Are there success stories, where local health ministries and partners have set positive examples?
Afghanistan is an interesting example. There, government forces are all too frequently taking over health clinics, seeking care for their own wounded soldiers, but in a way that is incredibly disruptive of health care. They sometimes come into health clinics looking to arrest Taliban members—whereas the clinics can only survive if they provide care to everybody.
The Ministry of Health is aware of the problems with the behavior of the Afghan security forces, and it has tried to intervene. In some cases, there have been tacit agreements between the health ministry and the Taliban to allow vaccinations to go forward, although it has been a mixed bag, dependent on regional commanders. But the ministries have an important role in the collection and dissemination of data.
What tools could increase accountability?
There are solutions to this problem. For example, we need better and systemic data collection—and we’re on the verge, we think, of getting the WHO to collect and disseminate that data. We also need thorough investigations, as called for by the Security Council resolution, and reporting by governments of efforts to train their militaries to obey the rules. In every other challenge, whether it is of global health or human rights, pressure makes a difference. That’s what needs to happen.
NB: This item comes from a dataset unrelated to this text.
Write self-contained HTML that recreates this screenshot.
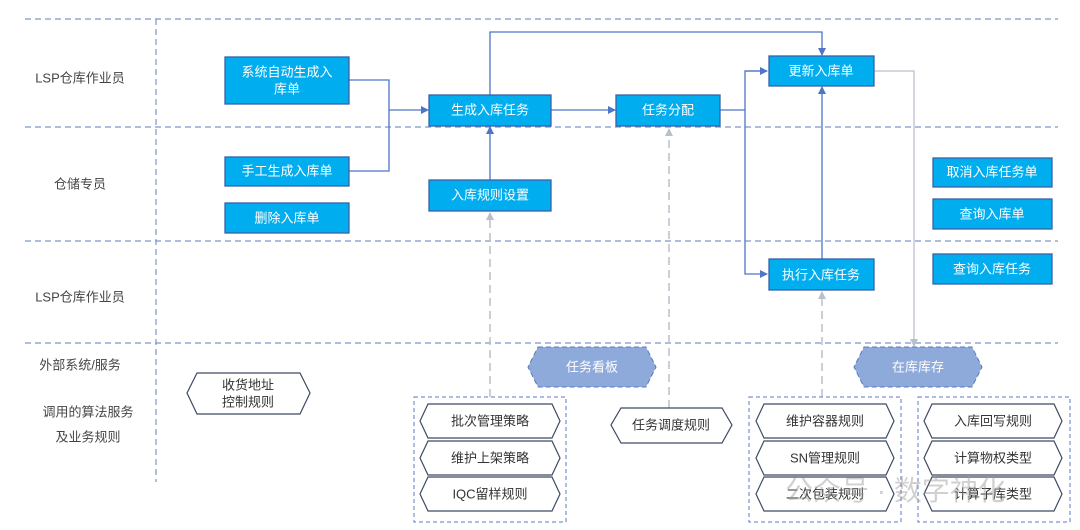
<!DOCTYPE html>
<html><head><meta charset="utf-8"><style>
html,body{margin:0;padding:0;background:#fff;}
svg{display:block;font-family:"Liberation Sans","Noto Sans CJK SC",sans-serif;}
.b{fill:#00aeef;stroke:#3a62a8;stroke-width:1.3}
.bt{fill:#fff;font-size:13px;text-anchor:middle;dominant-baseline:central}
.lt{fill:#444;font-size:13px;text-anchor:middle;dominant-baseline:central}
.h{fill:#fff;stroke:#3d4a63;stroke-width:1.2}
.ht{fill:#333;font-size:13px;text-anchor:middle;dominant-baseline:central}
.ln{stroke:#4f74c8;stroke-width:1.3;fill:none}
.gl{stroke:#b9c0cc;stroke-width:1.5;fill:none;stroke-dasharray:8 5}
.dl{stroke:#7f96c9;stroke-width:1.2;fill:none;stroke-dasharray:6 4}
</style></head><body>
<svg width="1080" height="530" viewBox="0 0 1080 530">
<defs>
<marker id="a" markerWidth="8" markerHeight="8" refX="7" refY="4" orient="auto" markerUnits="userSpaceOnUse"><path d="M0,0L8,4L0,8z" fill="#4f74c8"/></marker>
<marker id="g" markerWidth="8" markerHeight="8" refX="7" refY="4" orient="auto" markerUnits="userSpaceOnUse"><path d="M0,0L8,4L0,8z" fill="#b9c0cc"/></marker>
</defs>
<!-- lane lines -->
<line class="dl" x1="25" y1="19" x2="1058" y2="19"/>
<line class="dl" x1="25" y1="127" x2="1058" y2="127"/>
<line class="dl" x1="25" y1="241" x2="1058" y2="241"/>
<line class="dl" x1="25" y1="343" x2="1058" y2="343"/>
<line class="dl" x1="156" y1="19" x2="156" y2="482"/>
<text class="lt" x="80" y="78">LSP仓库作业员</text>
<text class="lt" x="80" y="184">仓储专员</text>
<text class="lt" x="80" y="297">LSP仓库作业员</text>
<text class="lt" x="80" y="365">外部系统/服务</text>
<text class="lt" x="88" y="412">调用的算法服务</text>
<text class="lt" x="88" y="437">及业务规则</text>
<!-- gray dashed -->
<line class="gl" x1="490" y1="397" x2="490" y2="213" marker-end="url(#g)"/>
<line class="gl" x1="669" y1="408" x2="669" y2="129" marker-end="url(#g)"/>
<line class="gl" x1="822" y1="397" x2="822" y2="292" marker-end="url(#g)"/>
<polyline points="874,71 914,71 914,346" stroke="#b9c0cc" stroke-width="1.3" fill="none" marker-end="url(#g)"/>
<!-- connectors -->
<polyline class="ln" points="349,80 389,80 389,171 349,171"/>
<line class="ln" x1="389" y1="110" x2="428" y2="110" marker-end="url(#a)"/>
<polyline class="ln" points="490,95 490,32 822,32 822,55" marker-end="url(#a)"/>
<line class="ln" x1="551" y1="110" x2="615" y2="110" marker-end="url(#a)"/>
<polyline class="ln" points="720,110 745,110"/>
<polyline class="ln" points="767,71 745,71 745,274 767,274" marker-end="url(#a)"/>
<line class="ln" x1="745" y1="71" x2="767" y2="71" marker-end="url(#a)"/>
<line class="ln" x1="822" y1="259" x2="822" y2="87" marker-end="url(#a)"/>
<line class="ln" x1="490" y1="180" x2="490" y2="127" marker-end="url(#a)"/>
<!-- blue boxes -->
<rect class="b" x="225" y="57" width="124" height="47"/><text class="bt" x="287" y="72">系统自动生成入</text><text class="bt" x="287" y="89">库单</text>
<rect class="b" x="225" y="157" width="124" height="29"/><text class="bt" x="287" y="171">手工生成入库单</text>
<rect class="b" x="225" y="203" width="124" height="30"/><text class="bt" x="287" y="218">删除入库单</text>
<rect class="b" x="429" y="95" width="122" height="31"/><text class="bt" x="490" y="110">生成入库任务</text>
<rect class="b" x="429" y="180" width="122" height="31"/><text class="bt" x="490" y="195">入库规则设置</text>
<rect class="b" x="616" y="95" width="104" height="31"/><text class="bt" x="668" y="110">任务分配</text>
<rect class="b" x="769" y="56" width="105" height="30"/><text class="bt" x="821" y="71">更新入库单</text>
<rect class="b" x="769" y="259" width="105" height="31"/><text class="bt" x="821" y="275">执行入库任务</text>
<rect class="b" x="933" y="158" width="119" height="29"/><text class="bt" x="992" y="172">取消入库任务单</text>
<rect class="b" x="933" y="199" width="119" height="30"/><text class="bt" x="992" y="214">查询入库单</text>
<rect class="b" x="933" y="254" width="119" height="30"/><text class="bt" x="992" y="269">查询入库任务</text>
<!-- hexagons -->
<polygon points="538,347 646,347 656,367 646,387 538,387 528,367" fill="#8eaadb" stroke="#5b79b8" stroke-dasharray="5 3"/>
<text class="bt" x="592" y="367">任务看板</text>
<polygon points="864,347 972,347 982,367 972,387 864,387 854,367" fill="#8eaadb" stroke="#5b79b8" stroke-dasharray="5 3"/>
<text class="bt" x="918" y="367">在库库存</text>
<polygon class="h" points="197,373 300,373 310,393 300,414 197,414 187,393"/>
<text class="ht" x="248" y="385">收货地址</text><text class="ht" x="248" y="402">控制规则</text>
<polygon class="h" points="621,408 722,408 732,425 722,443 621,443 611,425"/>
<text class="ht" x="671" y="425">任务调度规则</text>
<!-- containers -->
<rect x="414" y="397" width="152" height="125" fill="none" stroke="#5b79c8" stroke-dasharray="4 3"/>
<rect x="749" y="397" width="152" height="125" fill="none" stroke="#5b79c8" stroke-dasharray="4 3"/>
<rect x="918" y="397" width="152" height="125" fill="none" stroke="#5b79c8" stroke-dasharray="4 3"/>
<g>
<polygon class="h" points="428,404 552,404 560,421 552,438 428,438 420,421"/><text class="ht" x="490" y="421">批次管理策略</text>
<polygon class="h" points="428,441 552,441 560,458 552,475 428,475 420,458"/><text class="ht" x="490" y="458">维护上架策略</text>
<polygon class="h" points="428,477 552,477 560,494 552,511 428,511 420,494"/><text class="ht" x="490" y="494">IQC留样规则</text>
<polygon class="h" points="764,404 886,404 894,421 886,438 764,438 756,421"/><text class="ht" x="825" y="421">维护容器规则</text>
<polygon class="h" points="764,441 886,441 894,458 886,475 764,475 756,458"/><text class="ht" x="825" y="458">SN管理规则</text>
<polygon class="h" points="764,477 886,477 894,494 886,511 764,511 756,494"/><text class="ht" x="825" y="494">二次包装规则</text>
<polygon class="h" points="932,404 1054,404 1062,421 1054,438 932,438 924,421"/><text class="ht" x="993" y="421">入库回写规则</text>
<polygon class="h" points="932,441 1054,441 1062,458 1054,475 932,475 924,458"/><text class="ht" x="993" y="458">计算物权类型</text>
<polygon class="h" points="932,477 1054,477 1062,494 1054,511 932,511 924,494"/><text class="ht" x="993" y="494">计算子库类型</text>
</g>
<text x="785" y="500" fill="#999" opacity="0.45" font-size="28">公众号 · 数字神化</text>
</svg>
</body></html>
The impacts of these attacks are staggering; consider an attack on a hospital in Yemen that served 150,000 people; or on a clinic in South Sudan in July that 50,000 depended upon. Everybody wants to know whether the problem is getting worse, but the public health community is driven by the data. And in Syria, of course, the atrocities are horrific, with even underground hospitals being hit with bunker-busting bombs. That’s on a scale that is beyond horror. And yet, as terrible and as pervasive as these attacks are we’re not helpless to address them.